Sanskrit is the ancient mother tongue of most of the languages spoken in India and almost all the languages spoken in Europe (among the exceptions are Basque, Albanian, Hungarian, Finnish and Estonian). 

Most people probably think that Hindi or another North Indian language is the closest modern language to Sanskrit.  Wrong.  Lithuanian is the closest  modern language to Sanskrit, with Latvian a close second.  I am lucky in that my wife Mara was born in Latvia and is a native speaker of modern Latvian.  Also, she has an M.A. in Linguistics, so she knows something about languages. 

At this point, I would like to say that this article is not scholarly; it is just me (with the kind help of Mara) talking about something that fascinates me.  I am strictly an amateur. 

Both Mara and I are deeply involved with the ancient Vedic tradition from India.  Included in this is mantra shastra, Hatha Yoga, meditation, Jyotish, Ayurveda and Yagya. 

There is an important herb (primarily for women) in Ayurveda called Shatavari.  Literally, it means "one hundred husbands".  I asked Mara how you would say that in Latvian and she told me "simtu-viri".  This cannot be a random connection.
I have often listened to Mara speaking on the phone with her mother in Latvia.  A common answer to the question "How are you?" is Labi.  It means "good" in Latvian.  In Jyotish, the 11th house is called the Labha Stana.  Labha in Sanskrit means "gain."  Now, to ancient people, gain or wealth was always good.  I am quite sure that these 2 words are cognates.
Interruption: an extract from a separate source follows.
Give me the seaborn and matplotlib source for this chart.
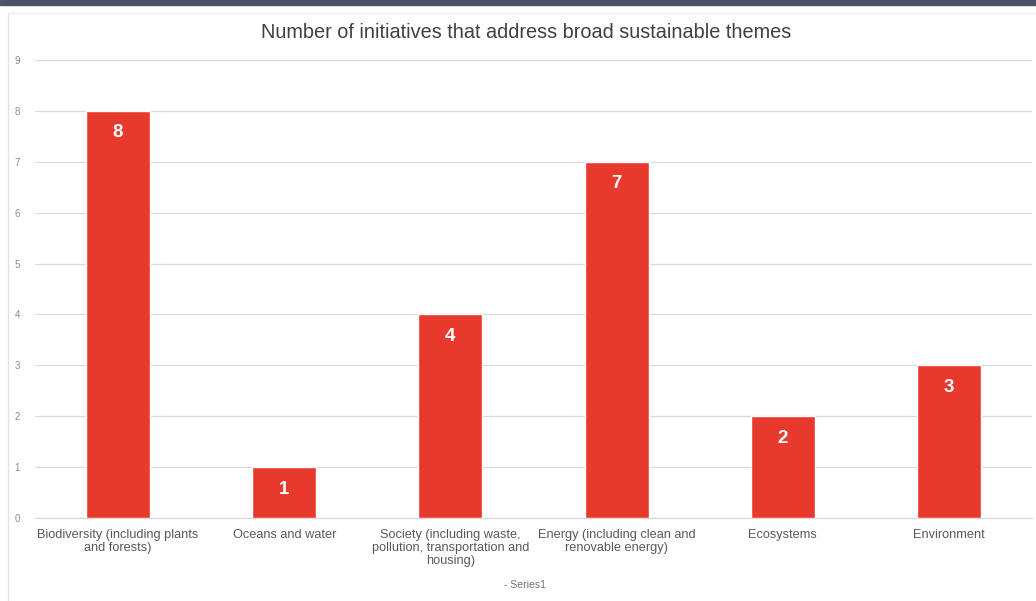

Here is another word that probably has something to do with Vedic Astrology.  I asked Mara how to say Moon in Latvian, and her answer was Meness.  Now the Sanskrit word for Moon is Chandra.  But . . Manas means Mind.  And, in Jyotish, the Moon is the planet that stands for the mind.  Again, the chances of these connections being random are slim to none - at least to my mind. 

Here is a further list of probable cognates between Sanskrit and Latvian.  I have not used diacritical marks in either Sanskrit or Latvian.

Sanskrit   Latvian
1. Pada (foot in English)   1. Peda
2. Surya (the Sun)   2. Saule
3. Danam (to give)   3. Davat
4. Agni (fire)   4. Uguns
5. Madhu (honey)   5. Medus
6. Bhratr (brother)   6. Bralis
7. Yatra (pilgrimage)   7. Jat (to ride a horse)
8. Aksha (eye)   8. Ace
9. Dvar (door)   9. Durvis
10. Svapnah (dream)   10. Sapnis
11. Mishra (mixed)   11. Maisit (to mix)
12. Bhu (to be)   12. But
13. Ubha (both)   13. Abi
14. Mrityu (death)   14. Mirt (to die)
15. Jiva (living being)   15. Dziva (F) - to be alive
16. Sva (my own)   16. Sava (my own)
17. Vayu (wind)   17. Veju (wind - in the accusative mode)

So, you see,  the connections between Latvian and Sanskrit seem very compelling - at least to me.

Another thing is that Sanskrit is supposed to be the only perfect language.  From my own experience of listening to Latvian (and I do not know more than 10 or 15 Latvian words), on the finest feeling level, Latvian feels very pure, uplifting and even celestial.